On August 9, members of a public forum with the Washington Redistricting Commission, advocated for a new 10th Congressional District in South King County (and state legislative districts in King, Pierce and Yakima counties) where a majority of people of color reside.
The 2010 Census demonstrated a profound growth of minority populations in cities that make up South King County. As a result, advocacy groups are suggesting a new 10th Congressional district, which includes the area of Newcastle and north of White Center, east as far as the Renton Highlands and Fairwood and south to Federal Way and Lakeland.

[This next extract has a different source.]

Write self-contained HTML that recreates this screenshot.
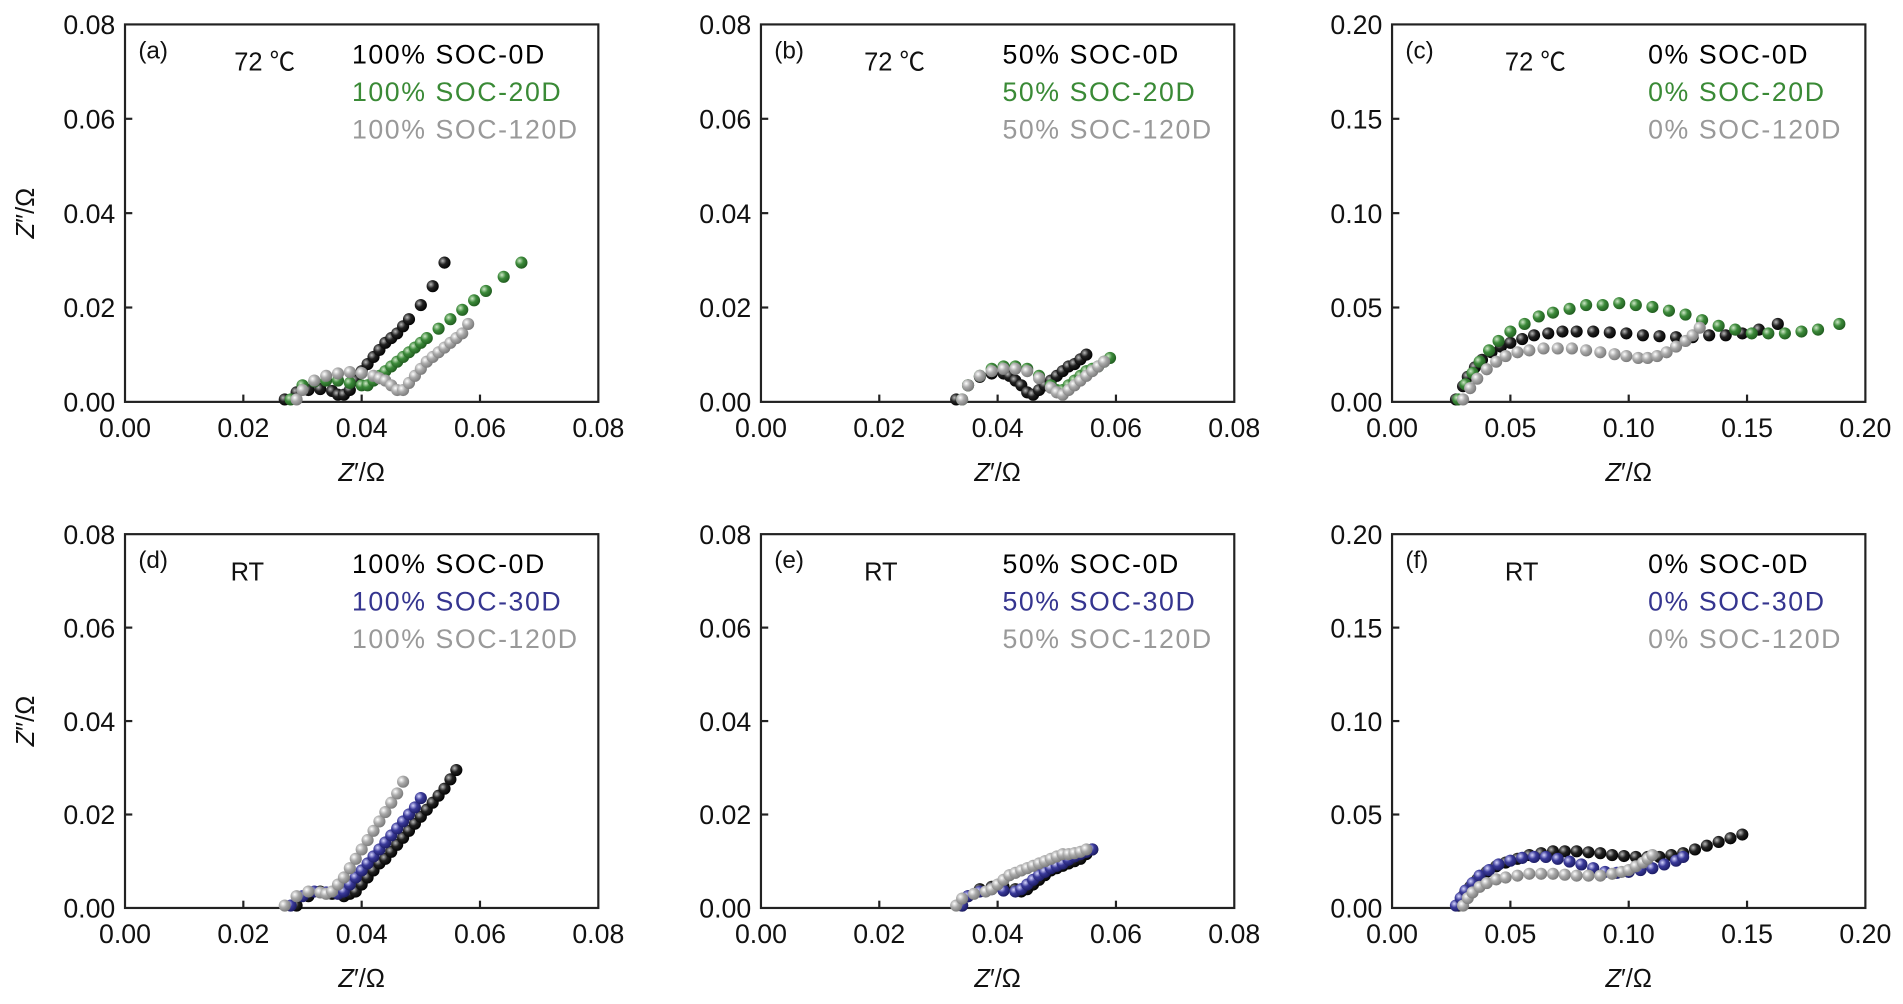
<!DOCTYPE html>
<html><head><meta charset="utf-8"><style>
html,body{margin:0;padding:0;background:#fff;}
svg{display:block;font-family:"Liberation Sans","Noto Sans CJK SC",sans-serif;}
</style></head><body>
<svg id="fig" width="1903" height="1004" viewBox="0 0 1568 827" xmlns="http://www.w3.org/2000/svg">
<defs>
<radialGradient id="gk" cx="0.35" cy="0.35" r="0.7"><stop offset="0" stop-color="#bbb"/><stop offset="0.45" stop-color="#222"/><stop offset="1" stop-color="#000"/></radialGradient>
<radialGradient id="gg" cx="0.35" cy="0.35" r="0.7"><stop offset="0" stop-color="#cfe8c8"/><stop offset="0.45" stop-color="#3c8a3a"/><stop offset="1" stop-color="#1f5a1e"/></radialGradient>
<radialGradient id="gy" cx="0.35" cy="0.35" r="0.7"><stop offset="0" stop-color="#fff"/><stop offset="0.45" stop-color="#aaa"/><stop offset="1" stop-color="#777"/></radialGradient>
<radialGradient id="gb" cx="0.35" cy="0.35" r="0.7"><stop offset="0" stop-color="#d8d8ff"/><stop offset="0.45" stop-color="#3a3a9a"/><stop offset="1" stop-color="#1a1a60"/></radialGradient>
</defs>
</svg>
<script>
// Data arrays: [Z', Z''] pairs
const a_0D=[[0.027,0],[0.029,0.0015],[0.031,0.002],[0.033,0.0022],[0.035,0.0018],[0.036,0.001],[0.037,0.001],[0.038,0.002],[0.039,0.004],[0.040,0.006],[0.041,0.0075],[0.042,0.009],[0.043,0.0105],[0.044,0.012],[0.045,0.013],[0.046,0.014],[0.047,0.0155],[0.048,0.017],[0.050,0.020],[0.052,0.024],[0.054,0.029]];
const a_20D=[[0.028,0],[0.030,0.003],[0.032,0.0038],[0.034,0.004],[0.036,0.004],[0.038,0.0035],[0.040,0.003],[0.041,0.003],[0.042,0.004],[0.043,0.005],[0.044,0.006],[0.045,0.007],[0.046,0.008],[0.047,0.009],[0.048,0.010],[0.049,0.011],[0.050,0.012],[0.051,0.013],[0.053,0.015],[0.055,0.017],[0.057,0.019],[0.059,0.021],[0.061,0.023],[0.064,0.026],[0.067,0.029]];
const a_120D=[[0.029,0],[0.030,0.002],[0.032,0.004],[0.034,0.005],[0.036,0.0055],[0.038,0.0058],[0.040,0.0056],[0.042,0.005],[0.043,0.0045],[0.044,0.004],[0.045,0.003],[0.046,0.002],[0.047,0.002],[0.048,0.0035],[0.049,0.005],[0.050,0.0065],[0.051,0.008],[0.052,0.009],[0.053,0.010],[0.054,0.011],[0.055,0.012],[0.056,0.013],[0.057,0.014],[0.058,0.016]];
const b_0D=[[0.033,0],[0.035,0.003],[0.037,0.0048],[0.039,0.0055],[0.041,0.0055],[0.042,0.005],[0.043,0.004],[0.044,0.003],[0.045,0.0015],[0.046,0.001],[0.047,0.002],[0.048,0.003],[0.049,0.004],[0.050,0.005],[0.051,0.006],[0.052,0.007],[0.053,0.0075],[0.054,0.0085],[0.055,0.0095]];
const b_20D=[[0.034,0],[0.035,0.003],[0.037,0.005],[0.039,0.0065],[0.041,0.007],[0.043,0.007],[0.045,0.0065],[0.047,0.005],[0.049,0.003],[0.050,0.002],[0.051,0.002],[0.052,0.003],[0.053,0.004],[0.054,0.005],[0.055,0.006],[0.056,0.0065],[0.057,0.007],[0.058,0.008],[0.059,0.0088]];
const b_120D=[[0.034,0],[0.035,0.003],[0.037,0.005],[0.039,0.006],[0.041,0.0065],[0.043,0.0065],[0.045,0.006],[0.047,0.0045],[0.049,0.0025],[0.050,0.0015],[0.051,0.001],[0.052,0.002],[0.053,0.003],[0.054,0.004],[0.055,0.005],[0.056,0.006],[0.057,0.007],[0.058,0.008]];
const c_0D=[[0.027,0],[0.030,0.007],[0.032,0.012],[0.035,0.017],[0.038,0.021],[0.042,0.025],[0.046,0.028],[0.050,0.030],[0.055,0.032],[0.060,0.034],[0.066,0.035],[0.072,0.036],[0.078,0.036],[0.085,0.036],[0.092,0.0355],[0.099,0.035],[0.106,0.034],[0.113,0.0335],[0.120,0.033],[0.127,0.033],[0.134,0.034],[0.141,0.034],[0.148,0.035],[0.155,0.037],[0.163,0.040]];
const c_20D=[[0.028,0],[0.031,0.008],[0.034,0.014],[0.037,0.020],[0.041,0.026],[0.045,0.031],[0.050,0.036],[0.056,0.040],[0.062,0.044],[0.068,0.046],[0.075,0.048],[0.082,0.050],[0.089,0.050],[0.096,0.051],[0.103,0.050],[0.110,0.049],[0.117,0.047],[0.124,0.045],[0.131,0.042],[0.138,0.039],[0.145,0.037],[0.152,0.035],[0.159,0.035],[0.166,0.035],[0.173,0.036],[0.180,0.037],[0.189,0.040]];
const c_120D=[[0.030,0],[0.033,0.006],[0.036,0.011],[0.040,0.016],[0.044,0.020],[0.048,0.023],[0.053,0.025],[0.058,0.026],[0.064,0.027],[0.070,0.027],[0.076,0.027],[0.082,0.026],[0.088,0.025],[0.094,0.024],[0.099,0.023],[0.104,0.022],[0.108,0.022],[0.112,0.023],[0.116,0.025],[0.120,0.028],[0.124,0.031],[0.127,0.034],[0.130,0.038]];
const d_0D=[[0.029,0],[0.031,0.002],[0.033,0.003],[0.035,0.0025],[0.037,0.002],[0.038,0.0025],[0.039,0.003],[0.040,0.0045],[0.041,0.006],[0.042,0.0075],[0.043,0.009],[0.044,0.010],[0.045,0.0115],[0.046,0.013],[0.047,0.0145],[0.048,0.016],[0.049,0.0175],[0.050,0.019],[0.051,0.0205],[0.052,0.022],[0.053,0.0235],[0.054,0.025],[0.055,0.027],[0.056,0.029]];
const d_30D=[[0.028,0],[0.030,0.002],[0.032,0.003],[0.034,0.0028],[0.036,0.0025],[0.037,0.003],[0.038,0.0045],[0.039,0.006],[0.040,0.0075],[0.041,0.009],[0.042,0.0105],[0.043,0.012],[0.044,0.0135],[0.045,0.015],[0.046,0.0165],[0.047,0.018],[0.048,0.0195],[0.049,0.021],[0.050,0.023]];
const d_120D=[[0.027,0],[0.029,0.002],[0.031,0.003],[0.033,0.0028],[0.034,0.0025],[0.035,0.003],[0.036,0.0045],[0.037,0.006],[0.038,0.008],[0.039,0.010],[0.040,0.012],[0.041,0.014],[0.042,0.016],[0.043,0.018],[0.044,0.020],[0.045,0.022],[0.046,0.024],[0.047,0.0265]];
const e_0D=[[0.034,0],[0.035,0.002],[0.037,0.0035],[0.039,0.004],[0.041,0.004],[0.043,0.0035],[0.044,0.003],[0.045,0.0035],[0.046,0.0045],[0.047,0.0055],[0.048,0.0065],[0.049,0.0075],[0.050,0.008],[0.051,0.0085],[0.052,0.009],[0.053,0.0095],[0.054,0.010],[0.055,0.011],[0.056,0.012]];
const e_30D=[[0.034,0],[0.035,0.002],[0.037,0.003],[0.039,0.0035],[0.041,0.0032],[0.043,0.003],[0.044,0.0035],[0.045,0.0045],[0.046,0.0055],[0.047,0.0065],[0.048,0.0072],[0.049,0.008],[0.050,0.0085],[0.051,0.009],[0.052,0.0098],[0.053,0.0105],[0.054,0.011],[0.055,0.0115],[0.056,0.012]];
const e_120D=[[0.033,0],[0.034,0.0015],[0.036,0.0025],[0.038,0.003],[0.039,0.0035],[0.040,0.0045],[0.041,0.0055],[0.042,0.0065],[0.043,0.007],[0.044,0.0075],[0.045,0.008],[0.046,0.0085],[0.047,0.009],[0.048,0.0095],[0.049,0.010],[0.050,0.0105],[0.051,0.011],[0.052,0.011],[0.053,0.0112],[0.054,0.0115],[0.055,0.012]];
const f_0D=[[0.028,0],[0.030,0.005],[0.033,0.010],[0.036,0.014],[0.040,0.018],[0.044,0.021],[0.048,0.023],[0.053,0.025],[0.058,0.027],[0.063,0.028],[0.068,0.029],[0.073,0.029],[0.078,0.029],[0.083,0.0285],[0.088,0.028],[0.093,0.027],[0.098,0.0265],[0.103,0.026],[0.108,0.026],[0.113,0.026],[0.118,0.027],[0.123,0.028],[0.128,0.030],[0.133,0.032],[0.138,0.034],[0.143,0.036],[0.148,0.038]];
const f_30D=[[0.027,0],[0.029,0.004],[0.031,0.008],[0.034,0.012],[0.037,0.016],[0.041,0.019],[0.045,0.022],[0.050,0.024],[0.055,0.0255],[0.060,0.026],[0.065,0.026],[0.070,0.025],[0.075,0.0235],[0.080,0.022],[0.085,0.020],[0.090,0.018],[0.095,0.0175],[0.100,0.018],[0.105,0.019],[0.110,0.020],[0.115,0.022],[0.120,0.024],[0.123,0.026]];
const f_120D=[[0.030,0],[0.032,0.004],[0.034,0.007],[0.037,0.010],[0.040,0.012],[0.044,0.014],[0.048,0.015],[0.053,0.016],[0.058,0.017],[0.063,0.017],[0.068,0.017],[0.073,0.0165],[0.078,0.016],[0.083,0.016],[0.088,0.016],[0.093,0.017],[0.097,0.018],[0.100,0.019],[0.103,0.021],[0.106,0.023],[0.108,0.025],[0.110,0.027]];
const ticks08=["0.00","0.02","0.04","0.06","0.08"];
const ticks20=["0.00","0.05","0.10","0.15","0.20"];

const NS="http://www.w3.org/2000/svg";
const svg=document.getElementById('fig');
function mk(tag,attrs,parent){const e=document.createElementNS(NS,tag);for(const k in attrs)e.setAttribute(k,attrs[k]);(parent||svg).appendChild(e);return e;}
const colors={k:'#000',g:'#3a8a36',y:'#999',b:'#35358f'};
const panels=[
 {id:'a',x0:103,y0:20,y1:331,max:0.08,tk:ticks08,cond:'72 ℃',condx:193,lx:290,leg:['100% SOC-0D','100% SOC-20D','100% SOC-120D'],cols:['k','g','y'],data:[a_0D,a_20D,a_120D],ylab:true},
 {id:'b',x0:627,y0:20,y1:331,max:0.08,tk:ticks08,cond:'72 ℃',condx:712,lx:826,leg:['50% SOC-0D','50% SOC-20D','50% SOC-120D'],cols:['k','g','y'],data:[b_0D,b_20D,b_120D]},
 {id:'c',x0:1147,y0:20,y1:331,max:0.2,tk:ticks20,cond:'72 ℃',condx:1240,lx:1358,leg:['0% SOC-0D','0% SOC-20D','0% SOC-120D'],cols:['k','g','y'],data:[c_0D,c_20D,c_120D]},
 {id:'d',x0:103,y0:440,y1:748,max:0.08,tk:ticks08,cond:'RT',condx:190,lx:290,leg:['100% SOC-0D','100% SOC-30D','100% SOC-120D'],cols:['k','b','y'],data:[d_0D,d_30D,d_120D],ylab:true},
 {id:'e',x0:627,y0:440,y1:748,max:0.08,tk:ticks08,cond:'RT',condx:712,lx:826,leg:['50% SOC-0D','50% SOC-30D','50% SOC-120D'],cols:['k','b','y'],data:[e_0D,e_30D,e_120D]},
 {id:'f',x0:1147,y0:440,y1:748,max:0.2,tk:ticks20,cond:'RT',condx:1240,lx:1358,leg:['0% SOC-0D','0% SOC-30D','0% SOC-120D'],cols:['k','b','y'],data:[f_0D,f_30D,f_120D]}
];
const W=390;
panels.forEach(p=>{
 const g=mk('g',{});
 
 
 const H=p.y1-p.y0;
 const sx=v=>p.x0+v/p.max*W, sy=v=>p.y1-v/p.max*H;
 const fr=mk('rect',{x:p.x0,y:p.y0,width:W,height:H,fill:'none',stroke:'#222','stroke-width':1.8},g);
 
 
 p.tk.forEach((t,i)=>{
  const v=i*p.max/4;
  if(i>0&&i<4){mk('line',{x1:sx(v),x2:sx(v),y1:p.y1,y2:p.y1-6,stroke:'#222','stroke-width':1.8},g);
   mk('line',{x1:p.x0,x2:p.x0+6,y1:sy(v),y2:sy(v),stroke:'#222','stroke-width':1.8},g);}
  const xt=mk('text',{x:sx(v),y:p.y1+29,'font-size':22,'text-anchor':'middle',fill:'#111'},g);xt.textContent=t;
  
  
  const yt=mk('text',{x:p.x0-8,y:sy(v)+8,'font-size':22,'text-anchor':'end',fill:'#111'},g);yt.textContent=t;
  
  
 });
 const xl=mk('text',{x:p.x0+W/2,y:p.y1+65,'font-size':21,'text-anchor':'middle',fill:'#111'},g);
 xl.innerHTML='<tspan font-style="italic">Z</tspan>′/Ω';
 
 
 if(p.ylab){const cy=(p.y0+p.y1)/2;const yl=mk('text',{x:28,y:cy,'font-size':21,'text-anchor':'middle',fill:'#111',transform:`rotate(-90 28 ${cy})`},g);
  yl.innerHTML='<tspan font-style="italic">Z</tspan>″/Ω';
  
  }
 const pl=mk('text',{x:p.x0+11,y:p.y0+28,'font-size':20,fill:'#111'},g);pl.textContent='('+p.id+')';
 
 
 const cd=mk('text',{x:p.condx,y:p.y0+38,'font-size':21,fill:'#111'},g);cd.textContent=p.cond;
 
 
 p.leg.forEach((l,i)=>{const t=mk('text',{x:p.lx,y:p.y0+32+i*31,'font-size':22,'letter-spacing':1.3,fill:colors[p.cols[i]]},g);t.textContent=l;
  
  });
 p.data.forEach((s,si)=>{
  const sg=mk('g',{},g);
  
  
  s.forEach(pt=>{const c=mk('circle',{cx:sx(pt[0]),cy:sy(pt[1])-2,r:5,fill:'url(#g'+p.cols[si]+')'},sg);
   
   });
 });
});
</script>
</body></html>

The total area of this proposed 10th Congressional District holds over 400,000 people, 57 percent of which (or over 230,000) are people of color.
This redistricting, or re-drawing of electoral district boundaries means those in the district can determine its representatives, who sits on its school board, city council members, state legislators, and congress through its unity as a district — in this case, as a powerful community made up of mostly minority groups. Redistricting can affect who can run and who can win. These district lines also influence whether or not that community’s elected officials feel obligated to respond to that community’s needs.
“Our community has grown significantly over the last decade,” said Nanette Fok of the Asian Pacific Islander Americans for Civic Engagement (APACE). “It’s important that our issues are heard and representatives will be accountable to our needs.”
In the past, API and minority groups have been split among legislative districts, vastly diminishing the strength of their voice and influence with political leaders. During the 1992 Los Angeles riots, the people most affected by the city-wide damage were Korean American small business owners. To pay for damages due to the riots, the small business owners pleaded with political leaders to help. But the areas impacted by the riots, populated by those Korean American-owned businesses, were split into different congressional districts and thus, political leaders felt little obligation to support this group, who had little clout in their respective districts.
Groups that participated in the Aug. 9 public forum, held at the New Holly Gathering Hall in Seattle, were members of the Asian American Center for Advancing Justice, United for Fair Representation, and APACE.
Cherry Cayabyab, from the United for Fair Representation, shared why the redistricting proposal for a 10th district is important for APIs.
“I think it’s important to work collaboratively with other minority communities to achieve their majority-minority districts because it benefits all of us,” Cayabyab said. “It encourages civic engagement and will help address APIs feeling that their vote doesn’t count when it will matter in the new 10th Congressional District.”
Akemi Matsumoto of APACE believes a 10th Congressional District will carve a path for new API political leaders.
“Historically, APIs have not been elected to public office,” she said. “It’s time for us to speak as a community. This redistricting can magnify our long-term goal to elect APIs to public office.”
Michael Woo, the lead organizer for the green jobs advocacy group, Got Green, said “This redistricting is outside of what we’re paying attention to, but it’s so important. Right now, we are enjoying representation from people who are Asian and from our community. Their families and life experiences reflect the struggle of APIs,” he said. Woo said he planned to testify at the public forum to maintain the 11th district, currently represented by Rep. Bob Hasegawa. In a current proposal by the commission, a portion of Beacon Hill will be carved out, resulting in the loss of a significant minority voice for its residents.
For other attendees like Chio Saeteurn of Got Green, attending the forum was an opportunity to learn more about redistricting and how that impacts local minority communities.
“I want to learn more about the process and how it marginalizes communities of color and their representation,” she said. “I want to know how these lines are being drawn and its impact at the policy level. People don’t always understand it — I want to go back to my family and educate them on this process.”